Patrick Mahomes gives Matt Nagy ringing endorsement

The story of the Bears 2017 NFL Draft is a tale of what could've been. Had GM Ryan Pace decided now-Chiefs superstar Patrick Mahomes was a better quarterback prospect Mitch Trubisky, it's conceivable that Chicago, not Kansas City, would be playing in the Super Bowl on Sunday.

It's a nightmare Bears fans will live through for years and years (and years, and years). And that nightmare isn't limited to the Soldier Field faithful. Coach Matt Nagy has first-hand experience of what life with Mahomes could've been like in Chicago after working with the strong-armed gunslinger as the Chiefs offensive coordinator in 2017.

Mahomes, who sat that season behind veteran Alex Smith, said Nagy was a big influence in his first year as a pro.

‘‘Nagy was amazing with me and my transition into the NFL," Mahomes said this week from Miami, via the Chicago Sun-Times, "being able to relate to me, being able to go out there and let me play fast and be who I am."

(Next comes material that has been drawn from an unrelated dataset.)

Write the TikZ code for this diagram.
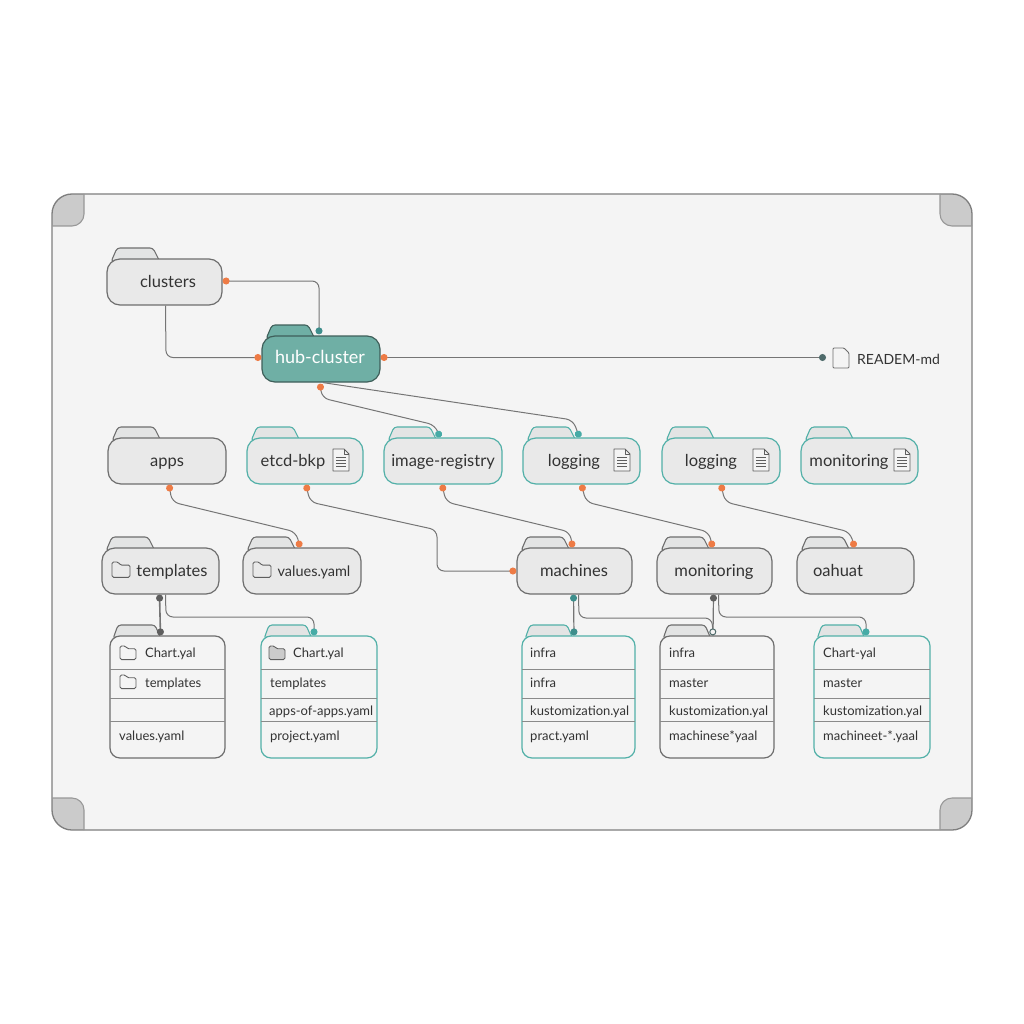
\documentclass[tikz,border=0pt]{standalone}
\usepackage{fontspec}
\setmainfont{Lato}
\usetikzlibrary{arrows.meta}

\definecolor{panelfill}{HTML}{F4F4F4}
\definecolor{panelline}{HTML}{7E7E7E}
\definecolor{cornerfill}{HTML}{CBCBCB}
\definecolor{boxline}{HTML}{6E6E6E}
\definecolor{boxfill}{HTML}{E9E9E9}
\definecolor{tabfill}{HTML}{E3E4E4}
\definecolor{tealline}{HTML}{52B0A8}
\definecolor{hubfill}{HTML}{6FAFA5}
\definecolor{hubline}{HTML}{3F5F5A}
\definecolor{wirecol}{HTML}{757575}
\definecolor{textcol}{HTML}{333333}
\definecolor{dotorange}{HTML}{EE7B45}
\definecolor{dotteal}{HTML}{3E8E8C}
\definecolor{dotlight}{HTML}{46ABA6}
\definecolor{dotdark}{HTML}{5E5E5E}
\definecolor{dotslate}{HTML}{4F6B6B}

\tikzset{
  od/.tip={Circle[length=7pt,width=7pt,color=dotorange]},
  td/.tip={Circle[length=7pt,width=7pt,color=dotteal]},
  ld/.tip={Circle[length=7pt,width=7pt,color=dotlight]},
  gd/.tip={Circle[length=7pt,width=7pt,color=dotdark]},
  sd/.tip={Circle[length=7pt,width=7pt,color=dotslate]},
  rd/.tip={Circle[length=7pt,width=7pt,color=dotslate,fill=panelfill]},
  grayfolder/.style={draw=boxline},
  tealfolder/.style={draw=tealline},
  hubfolder/.style={draw=hubline,fill=hubfill},
  tabshape/.style={line width=1.1pt,fill=tabfill,rounded corners=3pt},
  bodyshape/.style={line width=1.2pt,fill=boxfill,rounded corners=13pt,minimum height=46pt,inner sep=0pt},
  listshape/.style={line width=1.2pt,fill=panelfill,rounded corners=10pt,minimum height=122pt,inner sep=0pt},
  divider/.style={line width=0.9pt,draw=wirecol!85},
  wire/.style={line width=1pt,draw=wirecol,rounded corners=7pt},
  foldertext/.style={text=textcol,font=\fontsize{16.5}{20}\selectfont,inner sep=0pt,text height=14.5pt,text depth=3.5pt},
  rowtext/.style={text=textcol,font=\fontsize{13}{16}\selectfont,inner sep=0pt,anchor=west,text height=14pt,text depth=3pt},
  icon/.style={line width=0.9pt,draw=dotdark,fill=panelfill,line join=round},
}

% folder with a tab: style, name, left, right, top
\newcommand{\folderbox}[5]{%
  \draw[tabshape,#1] (#3+4,#5+3) -- (#3+10,#5-11) -- (#3+46,#5-11) -- (#3+53,#5+3) -- cycle;
  \node[bodyshape,#1,minimum width={(#4-#3)*1pt}] (#2) at ({(#3+#4)/2},#5+23) {};
}
% tall folder with rows: style, name, left, right
\newcommand{\listbox}[4]{%
  \draw[tabshape,#1] (#3+3,639) -- (#3+8,625) -- (#3+45,625) -- (#3+51,639) -- cycle;
  \node[listshape,#1,minimum width={(#4-#3)*1pt}] (#2) at ({(#3+#4)/2},697) {};
  \foreach \y in {669,698,721} {\draw[divider] (#3,\y) -- (#4,\y);}
}
% small page and small folder symbols
\newcommand{\pageicon}[2]{%
  \draw[icon] (#1-8,#2-11) -- (#1+3,#2-11) -- (#1+8,#2-6) -- (#1+8,#2+11) -- (#1-8,#2+11) -- cycle;
  \draw[icon,fill=none] (#1+3,#2-11) -- (#1+3,#2-6) -- (#1+8,#2-6);
  \foreach \d in {-3,0,3,6} {\draw[icon,line width=0.7pt] (#1-5,#2+\d) -- (#1+5,#2+\d);}
}
\newcommand{\foldericon}[4]{%
  \draw[icon,fill=#4,rounded corners=1.5pt] (#1,#2+#3*0.85) -- (#1,#2) -- (#1+#3*0.35,#2) -- (#1+#3*0.45,#2+#3*0.17) -- (#1+#3,#2+#3*0.17) -- (#1+#3,#2+#3*0.85) -- cycle;
}

\begin{document}
\begin{tikzpicture}[x=1pt,y=-1pt]
  \useasboundingbox (0,0) rectangle (1024,1024);

  % Panel
  \draw[fill=panelfill,draw=none,rounded corners=20pt] (52,194) rectangle (972,830);
  \foreach \cx/\cy/\sx/\sy in {52/194/1/1,972/194/-1/1,52/830/1/-1,972/830/-1/-1}
    \fill[cornerfill] (\cx,\cy+\sy*32) [rounded corners=20pt] -- (\cx,\cy) [sharp corners] -- (\cx+\sx*32,\cy) [rounded corners=12pt] -- (\cx+\sx*32,\cy+\sy*32) [sharp corners] -- cycle;
  \draw[line width=1.3pt,draw=panelline,rounded corners=20pt] (52,194) rectangle (972,830);
  \foreach \cx/\cy/\sx/\sy in {52/194/1/1,972/194/-1/1,52/830/1/-1,972/830/-1/-1}
    \draw[line width=1.1pt,draw=panelline!80,rounded corners=12pt] (\cx,\cy+\sy*32) -- (\cx+\sx*32,\cy+\sy*32) -- (\cx+\sx*32,\cy);

  % Upper folders
  \folderbox{grayfolder}{clusters}{107}{222}{259}
  \folderbox{hubfolder}{hub}{262}{380}{336}
  \node[foldertext] (clusters-text) at (168,282) {clusters};
  \node[foldertext,text=white,font=\fontsize{18}{20}\selectfont] (hub-text) at (320,358) {hub-cluster};

  % Second row
  \folderbox{grayfolder}{apps}{108}{226}{438}
  \folderbox{tealfolder}{etcd}{247}{363}{438}
  \folderbox{tealfolder}{registry}{384}{502}{438}
  \folderbox{tealfolder}{loggingA}{523}{640}{438}
  \folderbox{tealfolder}{loggingB}{662}{780}{438}
  \folderbox{tealfolder}{monitoringA}{801}{918}{438}
  \foreach \n/\x/\t in {apps/167/apps,etcd/293/etcd-bkp,registry/443/image-registry,loggingA/574/logging,loggingB/711/logging,monitoringA/849/monitoring}
    \node[foldertext] (\n-text) at (\x,461) {\t};
  \foreach \x in {341,622,761,902} {\pageicon{\x}{460}}

  % Third row
  \folderbox{grayfolder}{templates}{102}{219}{548}
  \folderbox{grayfolder}{values}{243}{361}{548}
  \folderbox{grayfolder}{machines}{517}{632}{548}
  \folderbox{grayfolder}{monitoringB}{657}{772}{548}
  \folderbox{grayfolder}{oahuat}{797}{914}{548}
  \foreach \n/\x/\t in {templates/172/templates,machines/574/machines,monitoringB/714/monitoring,oahuat/838/oahuat}
    \node[foldertext] (\n-text) at (\x,571) {\t};
  \node[foldertext,font=\fontsize{14.5}{18}\selectfont] (values-text) at (314,571) {values.yaml};
  \foldericon{112}{562}{18}{boxfill}
  \foldericon{253}{562}{18}{boxfill}

  % Row folders
  \listbox{grayfolder}{chartA}{110}{225}
  \listbox{tealfolder}{chartB}{261}{377}
  \listbox{tealfolder}{infraA}{522}{635}
  \listbox{grayfolder}{infraB}{660}{774}
  \listbox{tealfolder}{chartC}{814}{930}
  \foldericon{120}{646}{16}{panelfill}
  \foldericon{120}{675}{16}{panelfill}
  \foldericon{269}{646}{16}{cornerfill}
  \foreach \r/\x/\y/\t in {1/145/652/Chart.yal,2/145/682/templates,4/119/735/values.yaml}
    \node[rowtext] (chartA-\r) at (\x,\y) {\t};
  \foreach \r/\x/\y/\t in {1/293/652/Chart.yal,2/270/682/templates,3/269/710/apps-of-apps.yaml,4/270/735/project.yaml}
    \node[rowtext] (chartB-\r) at (\x,\y) {\t};
  \foreach \r/\y/\t in {1/652/infra,2/682/infra,3/710/kustomization.yal,4/735/pract.yaml}
    \node[rowtext] (infraA-\r) at (530,\y) {\t};
  \foreach \r/\y/\t in {1/652/infra,2/682/master,3/710/kustomization.yal,4/735/machinese*yaal}
    \node[rowtext] (infraB-\r) at (669,\y) {\t};
  \foreach \r/\y/\t in {1/652/Chart-yal,2/682/master,3/710/kustomization.yal,4/735/machineet-*.yaal}
    \node[rowtext] (chartC-\r) at (823,\y) {\t};

  % README
  \draw[icon,draw=boxline,fill=panelfill,rounded corners=1pt] (833,348) -- (844,348) -- (849,353) -- (849,368) -- (833,368) -- cycle;
  \node[foldertext,anchor=west,font=\fontsize{14}{18}\selectfont] (readme) at (857,359) {READEM-md};
  \coordinate (readme-in) at (826,357.5);

  % Connectors
  \draw[wire,od-td] ([yshift=1pt]clusters.east) -- (319,281) -- ([xshift=-2pt,yshift=1pt]hub.north);
  \draw[wire,-od] ([xshift=1pt]clusters.south) -- (166,357.5) -- ([yshift=1.5pt]hub.west);
  \draw[wire,od-sd] ([yshift=1.5pt]hub.east) -- (readme-in);
  \draw[wire,od-ld] ([xshift=-1pt,yshift=-1pt]hub.south) -- (322,398) -- (435,425) -- ([xshift=-3pt]registry.north);
  \draw[wire,-ld] ([xshift=2pt]hub.south) -- (573,420) -- ([xshift=-2pt]loggingA.north);
  \draw[wire,od-od] ([xshift=2pt]apps.south) -- (172,502) -- (296,532) -- ([xshift=-2pt]values.north);
  \draw[wire,od-od] ([xshift=1pt]etcd.south) -- (310,502) -- (437,530) -- (437,571) -- (machines.west);
  \draw[wire,od-od] ([xshift=-1pt]registry.south) -- (446,502) -- (570,532) -- ([xshift=-2pt]machines.north);
  \draw[wire,od-od] (loggingA.south) -- (586,502) -- (709,532) -- ([xshift=-2pt]monitoringB.north);
  \draw[wire,od-od] (loggingB.south) -- (725,502) -- (850,532) -- ([xshift=-1pt]oahuat.north);
  \draw[wire,gd-gd,line width=1.6pt] ([xshift=-1pt]templates.south) -- ([xshift=-7pt]chartA.north);
  \draw[wire,-ld] ([xshift=5pt]templates.south) -- (166,617) -- (314,617) -- ([xshift=-5pt]chartB.north);
  \draw[wire,td-td,line width=1.2pt] ([xshift=-1pt]machines.south) -- ([xshift=-4.5pt]infraA.north);
  \draw[wire,gd-,line width=1.2pt] ([xshift=-1pt]monitoringB.south) -- ([xshift=-4pt]infraB.north);
  \draw[wire,-rd] ([xshift=4pt]machines.south) -- (579,618) -- (712,618) -- ([xshift=-4pt]infraB.north);
  \draw[wire,-ld] ([xshift=4pt]monitoringB.south) -- (719,617) -- (866,617) -- ([xshift=-6pt]chartC.north);
\end{tikzpicture}
\end{document}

RELATED: Bears add QB in latest 2020 NFL mock draft

Mahomes attempted just 35 passes that season, but Nagy's role in his jump from Texas Tech to the NFL made a lasting impact.

Unfortunately, the same can't be said for Nagy after two seasons with Trubisky. It isn't necessarily Nagy's fault, although questions about his play-calling ran wild throughout the 2019 season. But Trubisky's physical skill-set isn't (nor will it ever be) comparable to Mahomes'. There's a lot less for Nagy to work with and we may never see his real impact on the quarterback room until the Bears decide to move on from the former second overall pick.

Mahomes will forever haunt Bears fans. But maybe, just maybe, hope remains with Nagy in charge. And maybe, just maybe, he'll have the same Mahomes-effect on whoever QB-next is in Chicago, whether it be Trubisky or a new face in town.